TASK - Could the lines from the start of the data through the line with "XAxis, YAxis, CartesianGrid" be set down exactly, with no pictures among them?
****************************************
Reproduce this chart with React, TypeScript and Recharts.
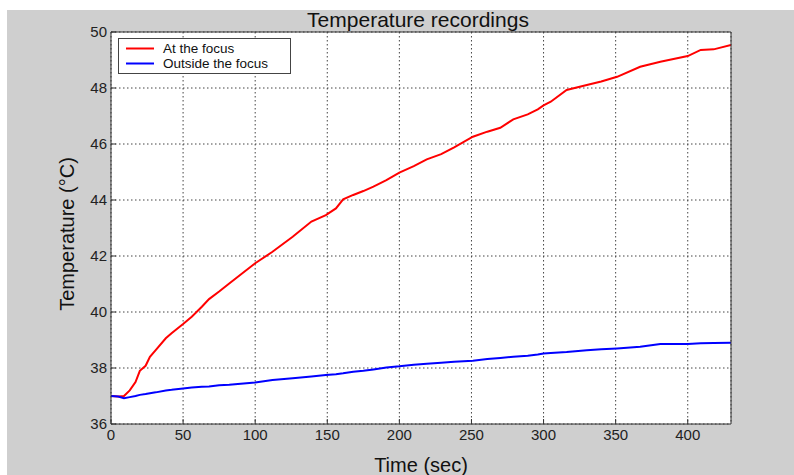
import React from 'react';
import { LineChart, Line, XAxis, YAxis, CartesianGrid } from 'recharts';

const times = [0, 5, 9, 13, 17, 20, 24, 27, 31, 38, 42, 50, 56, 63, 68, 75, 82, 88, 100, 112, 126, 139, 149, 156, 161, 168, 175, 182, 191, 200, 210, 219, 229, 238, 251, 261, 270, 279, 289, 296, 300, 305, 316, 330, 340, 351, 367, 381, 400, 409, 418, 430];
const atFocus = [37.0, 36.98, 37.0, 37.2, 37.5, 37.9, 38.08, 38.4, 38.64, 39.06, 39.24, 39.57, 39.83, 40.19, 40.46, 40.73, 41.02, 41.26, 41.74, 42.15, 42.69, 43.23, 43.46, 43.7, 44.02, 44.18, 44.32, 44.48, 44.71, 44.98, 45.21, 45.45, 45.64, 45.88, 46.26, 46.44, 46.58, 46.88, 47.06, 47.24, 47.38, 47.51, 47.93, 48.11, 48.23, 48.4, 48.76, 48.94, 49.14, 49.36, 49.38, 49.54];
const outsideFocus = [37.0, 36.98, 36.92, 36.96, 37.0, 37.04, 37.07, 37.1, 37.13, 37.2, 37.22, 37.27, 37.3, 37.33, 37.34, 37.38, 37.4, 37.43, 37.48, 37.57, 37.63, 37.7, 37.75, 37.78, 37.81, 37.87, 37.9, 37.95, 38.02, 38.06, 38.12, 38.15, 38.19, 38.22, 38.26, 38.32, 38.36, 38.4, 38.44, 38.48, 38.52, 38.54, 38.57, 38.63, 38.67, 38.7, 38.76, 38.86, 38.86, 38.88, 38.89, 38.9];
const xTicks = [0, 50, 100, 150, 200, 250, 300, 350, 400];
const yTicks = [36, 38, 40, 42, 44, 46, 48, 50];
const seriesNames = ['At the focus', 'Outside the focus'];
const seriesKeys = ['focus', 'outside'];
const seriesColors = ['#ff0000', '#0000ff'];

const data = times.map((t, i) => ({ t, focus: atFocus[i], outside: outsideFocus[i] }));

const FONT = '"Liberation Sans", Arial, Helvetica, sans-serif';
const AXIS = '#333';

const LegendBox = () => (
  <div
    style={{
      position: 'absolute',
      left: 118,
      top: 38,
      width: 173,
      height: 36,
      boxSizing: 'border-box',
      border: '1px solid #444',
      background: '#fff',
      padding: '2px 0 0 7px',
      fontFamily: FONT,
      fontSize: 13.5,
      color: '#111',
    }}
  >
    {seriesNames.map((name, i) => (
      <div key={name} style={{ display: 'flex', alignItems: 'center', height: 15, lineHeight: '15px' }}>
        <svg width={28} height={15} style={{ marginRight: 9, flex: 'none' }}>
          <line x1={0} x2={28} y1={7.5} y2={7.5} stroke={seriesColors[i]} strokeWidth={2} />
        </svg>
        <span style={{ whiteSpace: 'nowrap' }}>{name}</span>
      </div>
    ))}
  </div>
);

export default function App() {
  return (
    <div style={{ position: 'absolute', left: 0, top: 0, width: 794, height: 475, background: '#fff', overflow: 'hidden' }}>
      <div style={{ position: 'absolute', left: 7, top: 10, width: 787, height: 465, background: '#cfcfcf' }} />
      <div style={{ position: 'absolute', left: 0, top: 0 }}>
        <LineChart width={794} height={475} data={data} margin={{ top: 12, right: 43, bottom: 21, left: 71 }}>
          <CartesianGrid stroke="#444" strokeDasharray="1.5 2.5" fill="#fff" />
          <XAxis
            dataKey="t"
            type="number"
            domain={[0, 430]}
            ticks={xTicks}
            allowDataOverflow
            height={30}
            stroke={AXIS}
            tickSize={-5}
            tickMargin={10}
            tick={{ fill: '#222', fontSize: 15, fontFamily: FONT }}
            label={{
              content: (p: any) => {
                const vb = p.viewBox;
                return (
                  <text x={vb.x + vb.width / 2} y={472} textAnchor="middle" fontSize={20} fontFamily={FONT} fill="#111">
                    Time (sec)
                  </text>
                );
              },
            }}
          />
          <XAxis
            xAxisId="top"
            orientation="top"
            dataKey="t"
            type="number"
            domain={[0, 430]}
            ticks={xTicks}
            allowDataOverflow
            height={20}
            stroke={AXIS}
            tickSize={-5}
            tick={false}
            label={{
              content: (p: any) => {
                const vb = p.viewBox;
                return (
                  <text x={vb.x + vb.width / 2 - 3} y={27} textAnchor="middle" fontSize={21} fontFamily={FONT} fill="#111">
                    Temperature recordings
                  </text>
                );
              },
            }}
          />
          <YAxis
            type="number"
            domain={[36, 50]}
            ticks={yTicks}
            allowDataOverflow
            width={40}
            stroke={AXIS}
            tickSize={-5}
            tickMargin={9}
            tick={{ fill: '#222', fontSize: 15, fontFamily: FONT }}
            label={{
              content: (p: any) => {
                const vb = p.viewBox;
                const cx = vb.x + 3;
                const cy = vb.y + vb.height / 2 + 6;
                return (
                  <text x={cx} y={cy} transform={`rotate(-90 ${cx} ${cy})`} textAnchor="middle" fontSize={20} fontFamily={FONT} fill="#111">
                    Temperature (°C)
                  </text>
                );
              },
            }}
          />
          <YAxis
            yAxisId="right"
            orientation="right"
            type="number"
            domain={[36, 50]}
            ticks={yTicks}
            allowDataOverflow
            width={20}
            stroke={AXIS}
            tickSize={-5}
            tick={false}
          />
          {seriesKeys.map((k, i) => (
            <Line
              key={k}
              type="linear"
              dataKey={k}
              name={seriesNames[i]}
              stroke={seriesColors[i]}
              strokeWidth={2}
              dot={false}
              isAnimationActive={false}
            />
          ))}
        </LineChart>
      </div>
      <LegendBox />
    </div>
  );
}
****************************************
CORRECT OUTPUT -
Reproduce this chart with React, TypeScript and Recharts.
import React from 'react';
import { LineChart, Line, XAxis, YAxis, CartesianGrid } from 'recharts';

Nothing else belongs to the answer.